| Exercise goal |
Below are entries. Copy exactly the lines running from the line that holds "Convert this screenshot to HTML." to the line that holds "rate by year</text>", with both ends included.

| Data to use |
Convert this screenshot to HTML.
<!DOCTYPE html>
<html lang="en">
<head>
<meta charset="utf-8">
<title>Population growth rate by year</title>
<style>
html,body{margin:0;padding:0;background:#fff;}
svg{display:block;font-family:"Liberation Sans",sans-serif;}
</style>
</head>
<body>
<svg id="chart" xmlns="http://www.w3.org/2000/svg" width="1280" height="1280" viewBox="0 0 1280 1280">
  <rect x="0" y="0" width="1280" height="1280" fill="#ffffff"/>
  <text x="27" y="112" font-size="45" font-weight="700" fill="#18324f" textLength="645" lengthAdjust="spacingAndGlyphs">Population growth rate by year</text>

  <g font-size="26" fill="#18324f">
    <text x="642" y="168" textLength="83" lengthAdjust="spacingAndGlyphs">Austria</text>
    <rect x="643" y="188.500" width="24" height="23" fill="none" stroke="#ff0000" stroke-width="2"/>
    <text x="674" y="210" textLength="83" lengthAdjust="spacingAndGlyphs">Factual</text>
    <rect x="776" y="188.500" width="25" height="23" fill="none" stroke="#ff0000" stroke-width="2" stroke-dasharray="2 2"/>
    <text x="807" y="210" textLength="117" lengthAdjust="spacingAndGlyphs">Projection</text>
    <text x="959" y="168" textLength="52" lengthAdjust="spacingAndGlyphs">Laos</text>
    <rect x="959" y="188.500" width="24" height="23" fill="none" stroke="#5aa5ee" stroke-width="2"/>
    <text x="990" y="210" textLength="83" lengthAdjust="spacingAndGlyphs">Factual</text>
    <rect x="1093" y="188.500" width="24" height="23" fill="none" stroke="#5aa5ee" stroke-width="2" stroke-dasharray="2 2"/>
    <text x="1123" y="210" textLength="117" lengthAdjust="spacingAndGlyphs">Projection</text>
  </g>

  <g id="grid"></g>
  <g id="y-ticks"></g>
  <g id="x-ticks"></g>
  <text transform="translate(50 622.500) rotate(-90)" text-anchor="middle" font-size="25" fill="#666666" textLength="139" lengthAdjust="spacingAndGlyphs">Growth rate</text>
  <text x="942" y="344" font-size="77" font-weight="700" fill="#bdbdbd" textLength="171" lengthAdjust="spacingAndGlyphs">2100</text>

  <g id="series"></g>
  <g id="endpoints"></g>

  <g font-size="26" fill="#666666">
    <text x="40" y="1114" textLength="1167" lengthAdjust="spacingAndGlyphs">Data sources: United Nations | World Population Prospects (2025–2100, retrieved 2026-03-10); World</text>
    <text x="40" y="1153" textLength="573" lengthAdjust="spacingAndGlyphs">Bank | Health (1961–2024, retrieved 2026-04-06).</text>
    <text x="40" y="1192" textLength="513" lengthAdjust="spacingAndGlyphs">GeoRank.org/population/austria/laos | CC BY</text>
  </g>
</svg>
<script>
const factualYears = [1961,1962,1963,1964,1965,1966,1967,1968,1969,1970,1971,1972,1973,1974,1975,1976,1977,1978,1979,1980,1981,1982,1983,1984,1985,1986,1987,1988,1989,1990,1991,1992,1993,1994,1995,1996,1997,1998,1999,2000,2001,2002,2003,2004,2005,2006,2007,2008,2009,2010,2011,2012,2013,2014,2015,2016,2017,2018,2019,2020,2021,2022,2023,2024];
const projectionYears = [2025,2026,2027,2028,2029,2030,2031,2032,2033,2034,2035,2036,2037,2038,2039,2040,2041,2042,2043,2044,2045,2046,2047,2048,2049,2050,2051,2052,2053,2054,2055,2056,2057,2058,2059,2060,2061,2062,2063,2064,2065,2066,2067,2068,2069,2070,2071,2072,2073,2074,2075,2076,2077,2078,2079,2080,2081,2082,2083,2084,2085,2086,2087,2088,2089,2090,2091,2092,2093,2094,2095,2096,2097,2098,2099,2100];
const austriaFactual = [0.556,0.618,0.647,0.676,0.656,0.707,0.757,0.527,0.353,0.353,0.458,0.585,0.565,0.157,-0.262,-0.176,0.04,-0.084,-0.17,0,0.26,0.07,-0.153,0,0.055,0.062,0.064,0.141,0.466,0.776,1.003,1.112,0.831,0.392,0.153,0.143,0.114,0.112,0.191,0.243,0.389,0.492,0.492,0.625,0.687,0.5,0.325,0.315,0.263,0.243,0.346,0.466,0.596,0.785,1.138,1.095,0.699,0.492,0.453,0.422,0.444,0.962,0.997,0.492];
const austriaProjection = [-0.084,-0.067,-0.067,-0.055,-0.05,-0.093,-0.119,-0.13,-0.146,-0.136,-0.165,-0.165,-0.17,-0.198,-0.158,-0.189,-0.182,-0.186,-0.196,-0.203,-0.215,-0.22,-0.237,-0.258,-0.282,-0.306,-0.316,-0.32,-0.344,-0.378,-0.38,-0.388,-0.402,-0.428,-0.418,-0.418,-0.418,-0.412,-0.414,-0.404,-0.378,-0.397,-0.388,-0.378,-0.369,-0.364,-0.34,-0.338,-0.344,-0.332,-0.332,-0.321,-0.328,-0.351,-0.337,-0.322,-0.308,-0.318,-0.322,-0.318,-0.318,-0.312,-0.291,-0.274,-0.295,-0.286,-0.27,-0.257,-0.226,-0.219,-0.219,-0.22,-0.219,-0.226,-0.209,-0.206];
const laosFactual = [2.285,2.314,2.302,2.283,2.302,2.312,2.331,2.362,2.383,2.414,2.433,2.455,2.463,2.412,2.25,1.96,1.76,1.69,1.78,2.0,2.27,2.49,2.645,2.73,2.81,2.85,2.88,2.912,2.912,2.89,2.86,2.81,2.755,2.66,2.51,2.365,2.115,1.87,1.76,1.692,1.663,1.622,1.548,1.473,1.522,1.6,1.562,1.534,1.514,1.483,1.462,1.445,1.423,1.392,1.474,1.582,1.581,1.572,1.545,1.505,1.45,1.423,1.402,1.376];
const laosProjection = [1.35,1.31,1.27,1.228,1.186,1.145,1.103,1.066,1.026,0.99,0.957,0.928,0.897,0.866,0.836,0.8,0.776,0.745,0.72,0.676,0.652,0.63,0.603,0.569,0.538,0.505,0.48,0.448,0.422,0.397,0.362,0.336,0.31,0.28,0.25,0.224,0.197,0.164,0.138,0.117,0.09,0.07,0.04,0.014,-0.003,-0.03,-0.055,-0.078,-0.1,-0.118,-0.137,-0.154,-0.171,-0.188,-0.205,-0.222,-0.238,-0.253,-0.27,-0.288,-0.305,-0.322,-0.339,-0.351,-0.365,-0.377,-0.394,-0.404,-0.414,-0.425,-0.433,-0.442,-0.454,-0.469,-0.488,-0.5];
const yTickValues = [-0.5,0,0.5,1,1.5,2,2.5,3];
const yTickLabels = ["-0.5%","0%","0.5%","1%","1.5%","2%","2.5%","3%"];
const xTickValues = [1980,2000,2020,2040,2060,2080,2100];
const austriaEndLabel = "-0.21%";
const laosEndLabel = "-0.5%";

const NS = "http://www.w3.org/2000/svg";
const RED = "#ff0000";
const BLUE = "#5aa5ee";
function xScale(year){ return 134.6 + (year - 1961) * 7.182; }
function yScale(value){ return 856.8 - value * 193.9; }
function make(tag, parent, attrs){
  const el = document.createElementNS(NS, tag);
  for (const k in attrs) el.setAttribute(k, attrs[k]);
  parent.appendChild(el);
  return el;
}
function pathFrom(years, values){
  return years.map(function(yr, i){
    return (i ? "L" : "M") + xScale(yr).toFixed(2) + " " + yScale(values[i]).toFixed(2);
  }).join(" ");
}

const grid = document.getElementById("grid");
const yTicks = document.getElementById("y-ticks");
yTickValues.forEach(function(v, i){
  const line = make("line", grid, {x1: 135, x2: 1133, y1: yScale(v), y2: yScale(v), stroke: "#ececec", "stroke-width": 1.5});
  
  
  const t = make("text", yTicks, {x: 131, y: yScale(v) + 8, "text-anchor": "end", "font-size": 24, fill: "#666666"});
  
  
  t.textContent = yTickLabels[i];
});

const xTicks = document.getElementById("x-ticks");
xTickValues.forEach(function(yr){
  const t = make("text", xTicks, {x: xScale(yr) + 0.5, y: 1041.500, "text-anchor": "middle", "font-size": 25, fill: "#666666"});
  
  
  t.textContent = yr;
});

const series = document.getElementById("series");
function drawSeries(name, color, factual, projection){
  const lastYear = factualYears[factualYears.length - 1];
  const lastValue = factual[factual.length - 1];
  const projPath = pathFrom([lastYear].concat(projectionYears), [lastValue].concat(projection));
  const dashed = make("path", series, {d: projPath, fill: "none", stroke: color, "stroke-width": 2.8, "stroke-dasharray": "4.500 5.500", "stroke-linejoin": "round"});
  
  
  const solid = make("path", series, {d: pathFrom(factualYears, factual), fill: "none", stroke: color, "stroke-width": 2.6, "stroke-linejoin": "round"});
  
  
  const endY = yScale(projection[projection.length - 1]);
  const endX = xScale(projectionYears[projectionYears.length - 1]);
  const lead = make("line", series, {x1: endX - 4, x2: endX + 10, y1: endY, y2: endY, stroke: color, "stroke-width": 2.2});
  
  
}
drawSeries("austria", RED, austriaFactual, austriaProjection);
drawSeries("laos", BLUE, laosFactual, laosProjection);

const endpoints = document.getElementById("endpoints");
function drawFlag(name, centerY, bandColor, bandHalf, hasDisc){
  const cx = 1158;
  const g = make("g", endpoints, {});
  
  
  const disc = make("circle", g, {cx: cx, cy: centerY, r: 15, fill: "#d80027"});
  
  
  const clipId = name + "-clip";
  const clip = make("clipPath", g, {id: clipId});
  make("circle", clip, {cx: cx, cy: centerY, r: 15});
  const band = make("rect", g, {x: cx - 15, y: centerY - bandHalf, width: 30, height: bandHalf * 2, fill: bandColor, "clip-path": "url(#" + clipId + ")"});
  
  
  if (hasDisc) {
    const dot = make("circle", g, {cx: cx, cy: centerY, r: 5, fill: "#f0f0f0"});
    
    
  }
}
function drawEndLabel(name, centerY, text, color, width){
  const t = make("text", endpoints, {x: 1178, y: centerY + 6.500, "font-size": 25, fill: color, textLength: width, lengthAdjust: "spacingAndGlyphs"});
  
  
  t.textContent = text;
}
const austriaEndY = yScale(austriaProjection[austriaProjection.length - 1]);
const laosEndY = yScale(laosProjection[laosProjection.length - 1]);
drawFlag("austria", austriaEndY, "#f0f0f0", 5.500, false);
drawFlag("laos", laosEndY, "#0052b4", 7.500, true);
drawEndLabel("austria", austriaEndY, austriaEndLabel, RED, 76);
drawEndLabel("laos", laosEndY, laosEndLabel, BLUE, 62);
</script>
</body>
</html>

...

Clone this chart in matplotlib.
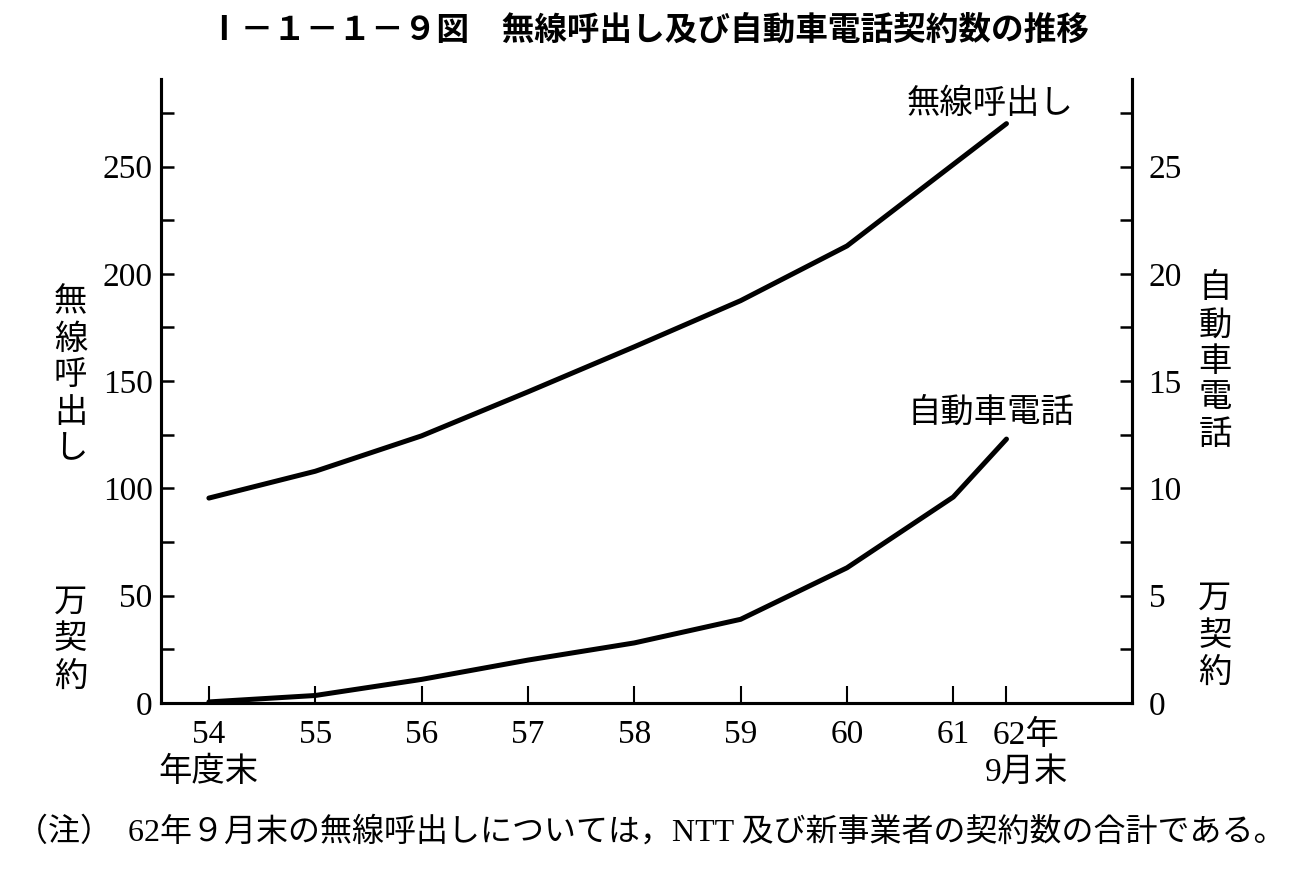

* * *

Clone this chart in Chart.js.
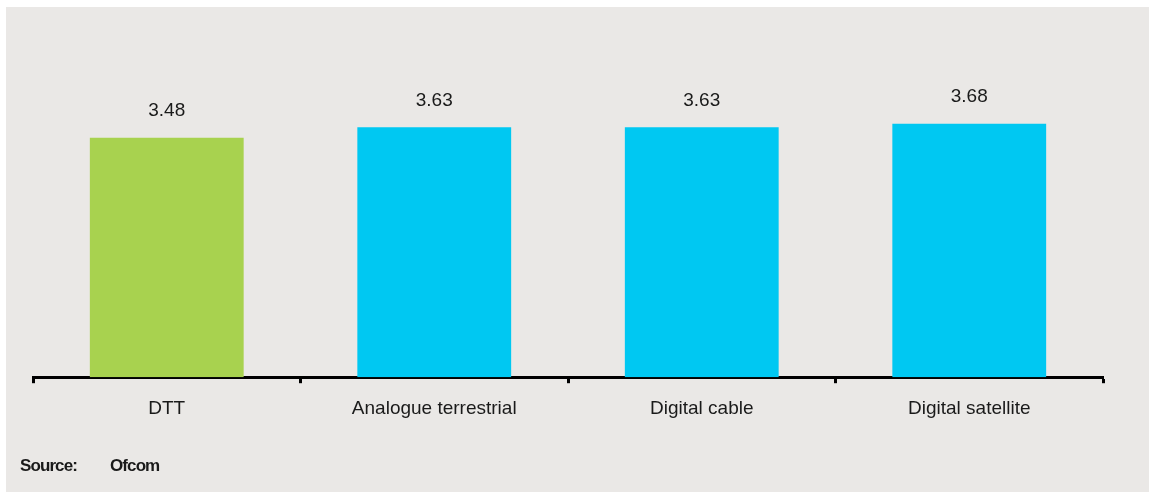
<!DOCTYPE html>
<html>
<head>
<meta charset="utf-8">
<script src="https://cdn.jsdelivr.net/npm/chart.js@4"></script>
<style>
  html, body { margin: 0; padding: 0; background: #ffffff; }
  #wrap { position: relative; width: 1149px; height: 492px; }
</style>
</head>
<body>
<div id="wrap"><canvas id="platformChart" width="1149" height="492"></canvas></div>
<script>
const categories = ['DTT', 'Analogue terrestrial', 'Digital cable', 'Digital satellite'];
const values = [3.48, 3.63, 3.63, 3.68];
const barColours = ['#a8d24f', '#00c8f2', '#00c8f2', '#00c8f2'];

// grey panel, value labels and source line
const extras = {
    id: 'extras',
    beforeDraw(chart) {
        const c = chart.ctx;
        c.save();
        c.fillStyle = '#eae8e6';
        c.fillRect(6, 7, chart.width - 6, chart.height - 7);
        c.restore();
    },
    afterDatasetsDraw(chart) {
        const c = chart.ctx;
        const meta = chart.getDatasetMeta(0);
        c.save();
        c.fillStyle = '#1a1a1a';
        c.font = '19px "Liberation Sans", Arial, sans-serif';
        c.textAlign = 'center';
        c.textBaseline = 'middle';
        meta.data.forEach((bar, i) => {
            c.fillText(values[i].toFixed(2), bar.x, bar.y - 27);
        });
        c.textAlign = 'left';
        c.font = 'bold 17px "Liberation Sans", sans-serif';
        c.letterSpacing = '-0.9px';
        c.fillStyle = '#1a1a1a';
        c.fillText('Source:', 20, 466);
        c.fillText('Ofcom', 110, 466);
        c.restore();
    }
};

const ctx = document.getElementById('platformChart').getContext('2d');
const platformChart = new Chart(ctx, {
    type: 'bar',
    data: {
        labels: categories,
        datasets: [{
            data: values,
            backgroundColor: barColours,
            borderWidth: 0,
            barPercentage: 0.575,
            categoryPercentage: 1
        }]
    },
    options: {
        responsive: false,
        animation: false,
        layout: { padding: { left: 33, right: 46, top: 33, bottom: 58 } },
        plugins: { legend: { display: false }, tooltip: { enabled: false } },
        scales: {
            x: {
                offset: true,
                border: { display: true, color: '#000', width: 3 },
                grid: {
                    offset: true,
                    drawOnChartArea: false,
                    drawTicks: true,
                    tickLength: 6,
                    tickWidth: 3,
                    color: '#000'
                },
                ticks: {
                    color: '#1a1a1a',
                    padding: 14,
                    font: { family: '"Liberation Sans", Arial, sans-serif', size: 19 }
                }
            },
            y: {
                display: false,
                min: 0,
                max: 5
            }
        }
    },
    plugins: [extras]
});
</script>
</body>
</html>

| Answer to the task |
Convert this screenshot to HTML.
<!DOCTYPE html>
<html lang="en">
<head>
<meta charset="utf-8">
<title>Population growth rate by year</title>
<style>
html,body{margin:0;padding:0;background:#fff;}
svg{display:block;font-family:"Liberation Sans",sans-serif;}
</style>
</head>
<body>
<svg id="chart" xmlns="http://www.w3.org/2000/svg" width="1280" height="1280" viewBox="0 0 1280 1280">
  <rect x="0" y="0" width="1280" height="1280" fill="#ffffff"/>
  <text x="27" y="112" font-size="45" font-weight="700" fill="#18324f" textLength="645" lengthAdjust="spacingAndGlyphs">Population growth rate by year</text>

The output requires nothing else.